======== SUPPLIED INFORMATION ========

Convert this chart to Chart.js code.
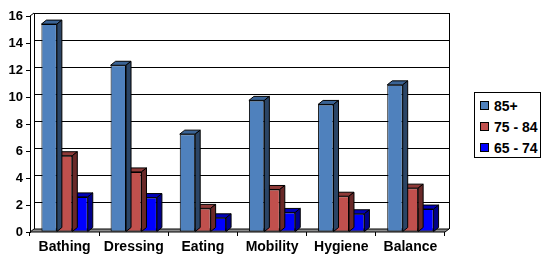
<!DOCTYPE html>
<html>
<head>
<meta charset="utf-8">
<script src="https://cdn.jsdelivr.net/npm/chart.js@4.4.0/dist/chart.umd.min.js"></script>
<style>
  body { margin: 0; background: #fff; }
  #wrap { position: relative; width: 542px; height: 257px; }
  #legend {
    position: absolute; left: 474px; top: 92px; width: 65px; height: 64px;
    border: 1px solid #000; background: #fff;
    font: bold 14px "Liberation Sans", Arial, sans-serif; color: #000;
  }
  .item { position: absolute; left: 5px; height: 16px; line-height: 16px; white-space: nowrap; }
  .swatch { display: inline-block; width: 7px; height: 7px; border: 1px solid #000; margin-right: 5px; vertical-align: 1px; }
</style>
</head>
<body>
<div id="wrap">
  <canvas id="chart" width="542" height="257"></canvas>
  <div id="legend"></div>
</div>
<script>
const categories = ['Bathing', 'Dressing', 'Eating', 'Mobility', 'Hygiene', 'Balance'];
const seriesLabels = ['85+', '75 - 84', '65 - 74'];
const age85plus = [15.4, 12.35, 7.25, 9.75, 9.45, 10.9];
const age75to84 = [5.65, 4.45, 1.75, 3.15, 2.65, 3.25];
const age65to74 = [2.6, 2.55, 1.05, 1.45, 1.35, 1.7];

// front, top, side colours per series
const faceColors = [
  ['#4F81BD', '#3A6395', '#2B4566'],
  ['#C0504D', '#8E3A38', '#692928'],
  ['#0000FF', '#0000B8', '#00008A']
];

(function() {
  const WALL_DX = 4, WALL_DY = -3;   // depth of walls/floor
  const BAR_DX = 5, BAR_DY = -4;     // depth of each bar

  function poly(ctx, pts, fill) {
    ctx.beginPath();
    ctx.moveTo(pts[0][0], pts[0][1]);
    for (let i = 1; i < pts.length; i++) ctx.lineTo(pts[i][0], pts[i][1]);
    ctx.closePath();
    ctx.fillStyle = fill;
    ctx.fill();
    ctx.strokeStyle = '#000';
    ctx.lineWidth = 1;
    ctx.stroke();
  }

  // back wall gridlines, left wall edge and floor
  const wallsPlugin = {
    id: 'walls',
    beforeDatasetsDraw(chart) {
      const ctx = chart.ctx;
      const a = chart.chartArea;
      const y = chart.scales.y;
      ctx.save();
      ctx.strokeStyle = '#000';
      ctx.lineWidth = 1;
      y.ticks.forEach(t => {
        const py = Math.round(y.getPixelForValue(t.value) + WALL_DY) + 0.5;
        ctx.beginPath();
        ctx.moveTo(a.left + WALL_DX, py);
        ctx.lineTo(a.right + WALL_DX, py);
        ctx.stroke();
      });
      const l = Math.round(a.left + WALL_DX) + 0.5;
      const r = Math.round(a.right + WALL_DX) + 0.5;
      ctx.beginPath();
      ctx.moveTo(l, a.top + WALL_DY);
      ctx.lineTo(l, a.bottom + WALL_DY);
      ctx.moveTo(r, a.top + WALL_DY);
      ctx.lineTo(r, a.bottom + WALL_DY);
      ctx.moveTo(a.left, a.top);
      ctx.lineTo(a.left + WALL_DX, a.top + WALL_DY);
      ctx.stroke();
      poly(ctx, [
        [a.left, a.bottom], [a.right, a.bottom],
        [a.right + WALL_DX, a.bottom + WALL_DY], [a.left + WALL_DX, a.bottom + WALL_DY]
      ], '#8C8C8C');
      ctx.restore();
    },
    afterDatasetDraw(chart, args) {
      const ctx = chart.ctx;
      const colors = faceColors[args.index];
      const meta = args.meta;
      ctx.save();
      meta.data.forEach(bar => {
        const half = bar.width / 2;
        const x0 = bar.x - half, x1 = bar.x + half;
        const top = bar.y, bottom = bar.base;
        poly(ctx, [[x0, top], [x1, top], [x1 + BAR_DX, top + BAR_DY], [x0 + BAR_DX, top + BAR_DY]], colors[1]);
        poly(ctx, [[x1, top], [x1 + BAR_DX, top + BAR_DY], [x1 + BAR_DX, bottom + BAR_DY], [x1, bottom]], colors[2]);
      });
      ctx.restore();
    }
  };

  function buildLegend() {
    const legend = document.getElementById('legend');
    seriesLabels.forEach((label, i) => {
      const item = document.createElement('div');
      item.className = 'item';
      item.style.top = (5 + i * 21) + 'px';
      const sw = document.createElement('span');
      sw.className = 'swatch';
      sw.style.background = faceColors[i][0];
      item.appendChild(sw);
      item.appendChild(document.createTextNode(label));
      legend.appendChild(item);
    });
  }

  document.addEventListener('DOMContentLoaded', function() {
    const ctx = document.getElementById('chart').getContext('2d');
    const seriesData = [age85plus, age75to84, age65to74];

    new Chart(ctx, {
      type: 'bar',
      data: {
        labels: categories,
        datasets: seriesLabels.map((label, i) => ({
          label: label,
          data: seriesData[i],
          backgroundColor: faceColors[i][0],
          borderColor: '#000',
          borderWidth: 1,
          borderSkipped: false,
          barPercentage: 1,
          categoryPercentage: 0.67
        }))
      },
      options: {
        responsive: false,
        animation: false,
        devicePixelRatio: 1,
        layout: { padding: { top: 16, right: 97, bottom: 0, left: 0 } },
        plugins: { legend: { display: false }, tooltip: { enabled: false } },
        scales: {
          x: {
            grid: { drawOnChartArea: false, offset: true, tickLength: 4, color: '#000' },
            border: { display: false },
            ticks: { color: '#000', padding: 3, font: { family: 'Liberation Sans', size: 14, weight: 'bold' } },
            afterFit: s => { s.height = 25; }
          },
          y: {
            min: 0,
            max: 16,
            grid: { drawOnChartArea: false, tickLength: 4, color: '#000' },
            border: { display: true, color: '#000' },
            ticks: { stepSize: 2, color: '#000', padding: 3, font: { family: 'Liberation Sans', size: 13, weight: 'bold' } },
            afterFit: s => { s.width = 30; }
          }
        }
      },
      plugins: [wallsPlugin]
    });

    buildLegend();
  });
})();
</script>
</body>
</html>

========

Except for the pictures, give all the material above again verbatim.

Convert this chart to Chart.js code.
<!DOCTYPE html>
<html>
<head>
<meta charset="utf-8">
<script src="https://cdn.jsdelivr.net/npm/chart.js@4.4.0/dist/chart.umd.min.js"></script>
<style>
  body { margin: 0; background: #fff; }
  #wrap { position: relative; width: 542px; height: 257px; }
  #legend {
    position: absolute; left: 474px; top: 92px; width: 65px; height: 64px;
    border: 1px solid #000; background: #fff;
    font: bold 14px "Liberation Sans", Arial, sans-serif; color: #000;
  }
  .item { position: absolute; left: 5px; height: 16px; line-height: 16px; white-space: nowrap; }
  .swatch { display: inline-block; width: 7px; height: 7px; border: 1px solid #000; margin-right: 5px; vertical-align: 1px; }
</style>
</head>
<body>
<div id="wrap">
  <canvas id="chart" width="542" height="257"></canvas>
  <div id="legend"></div>
</div>
<script>
const categories = ['Bathing', 'Dressing', 'Eating', 'Mobility', 'Hygiene', 'Balance'];
const seriesLabels = ['85+', '75 - 84', '65 - 74'];
const age85plus = [15.4, 12.35, 7.25, 9.75, 9.45, 10.9];
const age75to84 = [5.65, 4.45, 1.75, 3.15, 2.65, 3.25];
const age65to74 = [2.6, 2.55, 1.05, 1.45, 1.35, 1.7];

// front, top, side colours per series
const faceColors = [
  ['#4F81BD', '#3A6395', '#2B4566'],
  ['#C0504D', '#8E3A38', '#692928'],
  ['#0000FF', '#0000B8', '#00008A']
];

(function() {
  const WALL_DX = 4, WALL_DY = -3;   // depth of walls/floor
  const BAR_DX = 5, BAR_DY = -4;     // depth of each bar

  function poly(ctx, pts, fill) {
    ctx.beginPath();
    ctx.moveTo(pts[0][0], pts[0][1]);
    for (let i = 1; i < pts.length; i++) ctx.lineTo(pts[i][0], pts[i][1]);
    ctx.closePath();
    ctx.fillStyle = fill;
    ctx.fill();
    ctx.strokeStyle = '#000';
    ctx.lineWidth = 1;
    ctx.stroke();
  }

  // back wall gridlines, left wall edge and floor
  const wallsPlugin = {
    id: 'walls',
    beforeDatasetsDraw(chart) {
      const ctx = chart.ctx;
      const a = chart.chartArea;
      const y = chart.scales.y;
      ctx.save();
      ctx.strokeStyle = '#000';
      ctx.lineWidth = 1;
      y.ticks.forEach(t => {
        const py = Math.round(y.getPixelForValue(t.value) + WALL_DY) + 0.5;
        ctx.beginPath();
        ctx.moveTo(a.left + WALL_DX, py);
        ctx.lineTo(a.right + WALL_DX, py);
        ctx.stroke();
      });
      const l = Math.round(a.left + WALL_DX) + 0.5;
      const r = Math.round(a.right + WALL_DX) + 0.5;
      ctx.beginPath();
      ctx.moveTo(l, a.top + WALL_DY);
      ctx.lineTo(l, a.bottom + WALL_DY);
      ctx.moveTo(r, a.top + WALL_DY);
      ctx.lineTo(r, a.bottom + WALL_DY);
      ctx.moveTo(a.left, a.top);
      ctx.lineTo(a.left + WALL_DX, a.top + WALL_DY);
      ctx.stroke();
      poly(ctx, [
        [a.left, a.bottom], [a.right, a.bottom],
        [a.right + WALL_DX, a.bottom + WALL_DY], [a.left + WALL_DX, a.bottom + WALL_DY]
      ], '#8C8C8C');
      ctx.restore();
    },
    afterDatasetDraw(chart, args) {
      const ctx = chart.ctx;
      const colors = faceColors[args.index];
      const meta = args.meta;
      ctx.save();
      meta.data.forEach(bar => {
        const half = bar.width / 2;
        const x0 = bar.x - half, x1 = bar.x + half;
        const top = bar.y, bottom = bar.base;
        poly(ctx, [[x0, top], [x1, top], [x1 + BAR_DX, top + BAR_DY], [x0 + BAR_DX, top + BAR_DY]], colors[1]);
        poly(ctx, [[x1, top], [x1 + BAR_DX, top + BAR_DY], [x1 + BAR_DX, bottom + BAR_DY], [x1, bottom]], colors[2]);
      });
      ctx.restore();
    }
  };

  function buildLegend() {
    const legend = document.getElementById('legend');
    seriesLabels.forEach((label, i) => {
      const item = document.createElement('div');
      item.className = 'item';
      item.style.top = (5 + i * 21) + 'px';
      const sw = document.createElement('span');
      sw.className = 'swatch';
      sw.style.background = faceColors[i][0];
      item.appendChild(sw);
      item.appendChild(document.createTextNode(label));
      legend.appendChild(item);
    });
  }

  document.addEventListener('DOMContentLoaded', function() {
    const ctx = document.getElementById('chart').getContext('2d');
    const seriesData = [age85plus, age75to84, age65to74];

    new Chart(ctx, {
      type: 'bar',
      data: {
        labels: categories,
        datasets: seriesLabels.map((label, i) => ({
          label: label,
          data: seriesData[i],
          backgroundColor: faceColors[i][0],
          borderColor: '#000',
          borderWidth: 1,
          borderSkipped: false,
          barPercentage: 1,
          categoryPercentage: 0.67
        }))
      },
      options: {
        responsive: false,
        animation: false,
        devicePixelRatio: 1,
        layout: { padding: { top: 16, right: 97, bottom: 0, left: 0 } },
        plugins: { legend: { display: false }, tooltip: { enabled: false } },
        scales: {
          x: {
            grid: { drawOnChartArea: false, offset: true, tickLength: 4, color: '#000' },
            border: { display: false },
            ticks: { color: '#000', padding: 3, font: { family: 'Liberation Sans', size: 14, weight: 'bold' } },
            afterFit: s => { s.height = 25; }
          },
          y: {
            min: 0,
            max: 16,
            grid: { drawOnChartArea: false, tickLength: 4, color: '#000' },
            border: { display: true, color: '#000' },
            ticks: { stepSize: 2, color: '#000', padding: 3, font: { family: 'Liberation Sans', size: 13, weight: 'bold' } },
            afterFit: s => { s.width = 30; }
          }
        }
      },
      plugins: [wallsPlugin]
    });

    buildLegend();
  });
})();
</script>
</body>
</html>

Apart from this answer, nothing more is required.